**Task to complete**
Begin at the first line of the data and copy each line through the one containing "np_medicoes = list(range(1, 130))", that line included, with no pictures.

++++++

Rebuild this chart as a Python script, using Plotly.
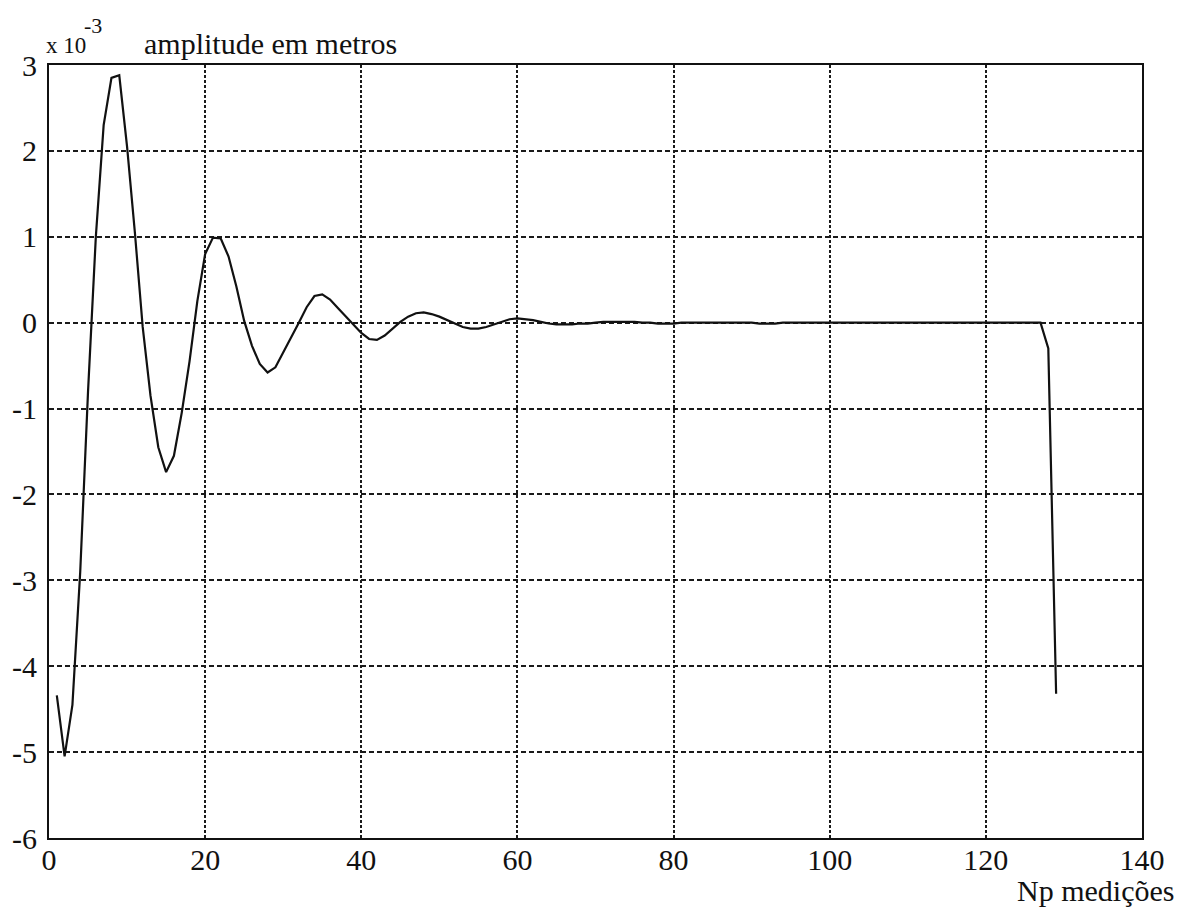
import plotly.graph_objects as go

# Sample index (Np medições)
np_medicoes = list(range(1, 130))

# Amplitude in units of 1e-3 metres
amplitude_e3 = [
    -4.34, -5.05, -4.45, -2.90, -0.80, 1.00, 2.30, 2.85, 2.88, 2.05,
    1.05, -0.05, -0.85, -1.45, -1.74, -1.55, -1.05, -0.45, 0.25, 0.80,
    0.99, 0.98, 0.77, 0.42, 0.02, -0.27, -0.48, -0.58, -0.52, -0.35,
    -0.17, 0.00, 0.18, 0.31, 0.33, 0.27, 0.17, 0.07, -0.02, -0.12,
    -0.19, -0.20, -0.15, -0.07, 0.01, 0.07, 0.11, 0.12, 0.10, 0.07,
    0.03, -0.01, -0.05, -0.07, -0.07, -0.05, -0.02, 0.01, 0.04, 0.05,
    0.04, 0.03, 0.01, -0.01, -0.02, -0.02, -0.02, -0.01, -0.01, 0.00,
    0.01, 0.01, 0.01, 0.01, 0.01, 0.00, 0.00, -0.01, -0.01, -0.01,
    0.00, 0.00, 0.00, 0.00, 0.00, 0.00, 0.00, 0.00, 0.00, 0.00,
    -0.01, -0.01, -0.01, 0.00, 0.00, 0.00, 0.00, 0.00, 0.00, 0.00,
    0.00, 0.00, 0.00, 0.00, 0.00, 0.00, 0.00, 0.00, 0.00, 0.00,
    0.00, 0.00, 0.00, 0.00, 0.00, 0.00, 0.00, 0.00, 0.00, 0.00,
    0.00, 0.00, 0.00, 0.00, 0.00, 0.00, 0.00, -0.30, -4.32,
]

x_ticks = [0, 20, 40, 60, 80, 100, 120, 140]
y_ticks = [-6, -5, -4, -3, -2, -1, 0, 1, 2, 3]

FONT = "Liberation Serif"
FS = 30
L, R, T, B = 49, 36, 65, 75
PW = 1178 - L - R
PH = 913 - T - B


def px_x(p):
    return (p - L) / PW


def px_y(p):
    return (913 - B - p) / PH


fig = go.Figure()
fig.add_trace(go.Scatter(
    x=np_medicoes, y=amplitude_e3, mode="lines",
    line=dict(color="#111111", width=2.2),
    showlegend=False, hoverinfo="skip",
))

fig.update_layout(
    width=1178, height=913,
    margin=dict(l=L, r=R, t=T, b=B),
    paper_bgcolor="white", plot_bgcolor="white",
    font=dict(family=FONT, size=FS, color="#111111"),
    xaxis=dict(
        range=[0, 140], tickvals=x_ticks, ticktext=[str(v) for v in x_ticks],
        showgrid=True, gridcolor="#1a1a1a", gridwidth=1.5, griddash="3px,2px",
        showline=True, linecolor="#111111", linewidth=1.8, mirror=True,
        ticks="", zeroline=False, ticklabelstandoff=0,
    ),
    yaxis=dict(
        range=[-6, 3], tickvals=y_ticks, ticktext=[str(v) for v in y_ticks],
        showgrid=True, gridcolor="#1a1a1a", gridwidth=1.5, griddash="5px,3px",
        showline=True, linecolor="#111111", linewidth=1.8, mirror=True,
        ticks="", zeroline=False, ticklabelstandoff=4,
    ),
)
try:
    fig.update_xaxes(ticklabelstandoff=-6)
except ValueError:
    pass

fig.add_annotation(
    text="x 10", xref="paper", yref="paper",
    x=px_x(44), y=px_y(45), xanchor="left", yanchor="middle",
    showarrow=False, font=dict(family=FONT, size=23),
)
fig.add_annotation(
    text="-3", xref="paper", yref="paper",
    x=px_x(82), y=px_y(26), xanchor="left", yanchor="middle",
    showarrow=False, font=dict(family=FONT, size=22),
)
fig.add_annotation(
    text="amplitude em metros", xref="paper", yref="paper",
    x=px_x(142), y=px_y(43), xanchor="left", yanchor="middle",
    showarrow=False, font=dict(family=FONT, size=FS),
)
fig.add_annotation(
    text="Np medições", xref="paper", yref="paper",
    x=px_x(1176), y=px_y(890), xanchor="right", yanchor="middle",
    showarrow=False, font=dict(family=FONT, size=FS),
)

fig.write_html("out.html")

++++++

**Solution**
Rebuild this chart as a Python script, using Plotly.
import plotly.graph_objects as go

# Sample index (Np medições)
np_medicoes = list(range(1, 130))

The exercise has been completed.